Tulip interacts with your enterprise security applications via dedicated adapters. With your permission, an adapter can authenticate to your application, fetch its configuration data to Tulip, and deploy your changes from Tulip to your application.

A Tulip configuration file, written in NaCl, determines what configuration elements Tulip should manage for you. Whenever you add a new security application to Tulip, its configuration file is set to its default values. You may need to adjust these values per your actual configuration, e.g., Okta customers may want to change their configuration file so that they can manage their Okta users via Tulip.

How to edit the configuration file?

The adapter configuration files can be found in your app connection settings under the General tab.

What are the available configuration capabilities?

In general, Tulip configuration files include the following sections and capabilities:

  1. Fetch configuration:

    1. Which metadata to include or exclude when fetching

    2. How to generate Tulip element IDs

  2. Deploy configuration: various options which control how Tulip deploys metadata

  3. Client configuration: allowing you to configure technical details like number of retries and timeouts of fetch when using the application API

If you're looking for specific help for your security application, search the help center documentation for dedicated guides on your issue.
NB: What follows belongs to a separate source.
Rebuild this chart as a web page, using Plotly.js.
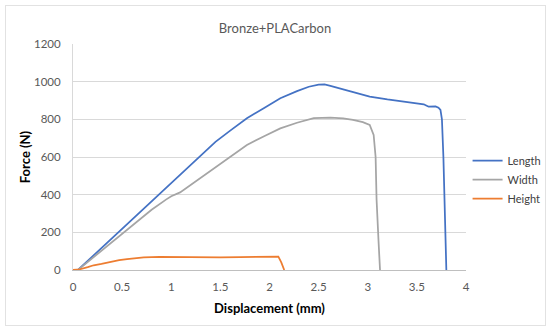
<!DOCTYPE html>
<html>
<head>
<meta charset="utf-8">
<script src="https://cdn.plot.ly/plotly-3.0.1.min.js"></script>
<style>
  html, body { margin: 0; padding: 0; background: #fff; }
  #wrap { position: relative; width: 550px; height: 333px; }
  #chart { width: 550px; height: 333px; }
  #frame { position: absolute; left: 5px; top: 5px; width: 541px; height: 321px;
           border: 1px solid #e2e2e2; pointer-events: none; box-sizing: border-box; }
</style>
</head>
<body>
<div id="wrap">
  <div id="chart"></div>
  <div id="frame"></div>
</div>
<script>
// Length series
const lengthX = [0.05, 0.3, 0.6, 0.9, 1.2, 1.45, 1.6, 1.77, 1.95, 2.11, 2.28, 2.4, 2.5, 2.56, 2.62, 2.68, 2.85, 3.02, 3.2, 3.36, 3.5, 3.57, 3.6, 3.62, 3.69, 3.72, 3.74, 3.755, 3.77, 3.785, 3.80];
const lengthY = [0, 122, 268, 415, 562, 680, 740, 806, 862, 912, 950, 973, 984, 985, 978, 969, 945, 921, 906, 894, 885, 880, 872, 867, 869, 862, 850, 800, 600, 250, 0];

// Width series
const widthX = [0.05, 0.51, 0.8, 0.95, 1.0, 1.09, 1.27, 1.43, 1.6, 1.77, 1.95, 2.11, 2.28, 2.45, 2.62, 2.75, 2.85, 2.95, 3.02, 3.06, 3.08, 3.09, 3.11, 3.125];
const widthY = [0, 195, 320, 375, 392, 412, 480, 540, 600, 664, 712, 752, 782, 806, 809, 805, 797, 785, 770, 717, 600, 372, 150, 0];

// Height series
const heightX = [0, 0.07, 0.15, 0.21, 0.29, 0.38, 0.47, 0.55, 0.63, 0.72, 0.88, 0.97, 1.10, 1.27, 1.50, 1.70, 1.90, 2.05, 2.09, 2.12, 2.15];
const heightY = [0, 4, 15, 25, 32, 44, 52, 58, 62, 67, 70, 69, 70, 66, 67, 68, 69, 69, 71, 40, 0];

// Tick labels
const xTicks = [0, 0.5, 1, 1.5, 2, 2.5, 3, 3.5, 4];
const xTickText = ['0', '0.5', '1', '1.5', '2', '2.5', '3', '3.5', '4'];
const yTicks = [0, 200, 400, 600, 800, 1000, 1200];

const FONT = 'Lato, "Open Sans", sans-serif';

const traces = [
  { x: lengthX, y: lengthY, name: 'Length', mode: 'lines', line: { color: '#4472c4', width: 1.75 } },
  { x: widthX, y: widthY, name: 'Width', mode: 'lines', line: { color: '#a5a5a5', width: 1.75 } },
  { x: heightX, y: heightY, name: 'Height', mode: 'lines', line: { color: '#ed7d31', width: 1.75 } }
];

const layout = {
  width: 550, height: 333,
  margin: { l: 73, r: 84, t: 44, b: 63, autoexpand: false },
  paper_bgcolor: 'rgba(0,0,0,0)',
  plot_bgcolor: '#fff',
  font: { family: FONT, size: 11, color: '#595959' },
  title: { text: 'Bronze+PLACarbon', font: { family: FONT, size: 13, color: '#595959' }, x: 0.5, xanchor: 'center', y: 0.915, yanchor: 'middle' },
  xaxis: {
    range: [0, 4], tickvals: xTicks, ticktext: xTickText,
    showgrid: false, zeroline: false,
    showline: true, linecolor: '#bfbfbf', linewidth: 1,
    ticks: '', ticklabelstandoff: 6, tickfont: { family: FONT, size: 11.5, color: '#595959' },
    title: { text: 'Displacement (mm)', font: { family: FONT, size: 13, color: '#000', weight: 'bold' }, standoff: 12 }
  },
  yaxis: {
    range: [0, 1200], tickvals: yTicks,
    showgrid: true, gridcolor: '#d9d9d9', gridwidth: 1, zeroline: false,
    showline: true, linecolor: '#d9d9d9', linewidth: 1,
    ticks: '', ticklabelstandoff: 9, tickfont: { family: FONT, size: 11.5, color: '#595959' },
    title: { text: 'Force (N)', font: { family: FONT, size: 13, color: '#000', weight: 'bold' }, standoff: 0 }
  },
  showlegend: true,
  legend: {
    x: 1.004, xanchor: 'left', y: 0.40, yanchor: 'middle',
    font: { family: FONT, size: 11, color: '#404040' },
    itemwidth: 30, tracegroupgap: 0, bgcolor: 'rgba(0,0,0,0)'
  }
};

Plotly.newPlot('chart', traces, layout, { displayModeBar: false, staticPlot: true });
</script>
</body>
</html>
You'll be able to see configuration file examples there.

To learn more about each application configuration capability, visit the appropriate page in the Tulip documentation:

Configuration Files and Deployments

As a best practice the include and exclude sections of the configuration files of the source and target application connections participating in a deployment should be identical. Any changes applied to these sections in a configuration file of one of these application connections, should be applied to the other application connection before a comparison or deployment take place. You can compare the configuration files and identify differences by using any online text comparison tool, such as Diffchecker.